It has been 225 years since California was admitted to the Union and even longer since Indigenous people were the dominant inhabitants in La Jolla. The Kumeyaay who lived in La Jolla, San Diego, and Baja California, where forced off their land and sanctioned to reservations, mostly in the eastern part of the county. Now, in 2075, the Triton investigated where are the Kumeyaay now?


After nearly 200 years, the Kumeyaay reservations are still intact and thriving. Given the push for Indigenous representation in San Diego communities in the 50s, Kumeyaay knowledge and influence has grown immensely. The reservation accounts for nearly a million residents with many more throughout the San Diego region.


Since the 30s, San Diego has welcomed over 40 Kumeyaay politicians and representatives and 6 Kumeyaay mayors. Representing the 49th and 52nd districts, there have been 3 Kumeyaay representatives in congress. While unique in their own way, all of the Kumeyaay politicians so far have advocated for sustainable practices and cultural diversity in San Diego. Mayor Kristie Dumas established San Diego as one of the few cities in America with open refugee status, leading the nation in protecting those seeking safety in America.

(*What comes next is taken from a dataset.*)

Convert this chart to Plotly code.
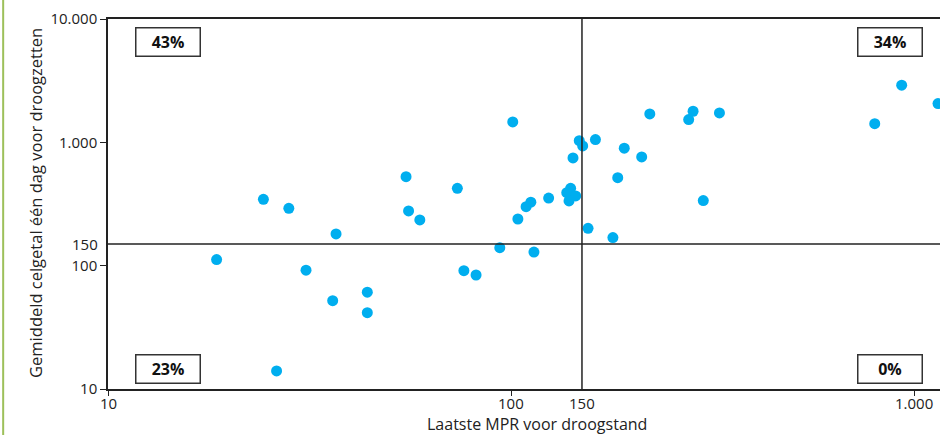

Among the researchers at CalTech researching theoretical FTL (faster than light) travel is Dr. Mike Hatam. Dr. Hatam was instrumental in the space mission to Mars which utilized FTL to transmit data instantaneously via audio waves. Another influential scientist is Nobel Prize Winner (2068) Dr. Elena Gambala. Dr. Gambala is a chemist who studies bacterial cells and their relationship with plastics. Based on her research, Dr. Gambala may have have a potential solution to the mounds of plastic building up in the atmosphere due to the many space missions.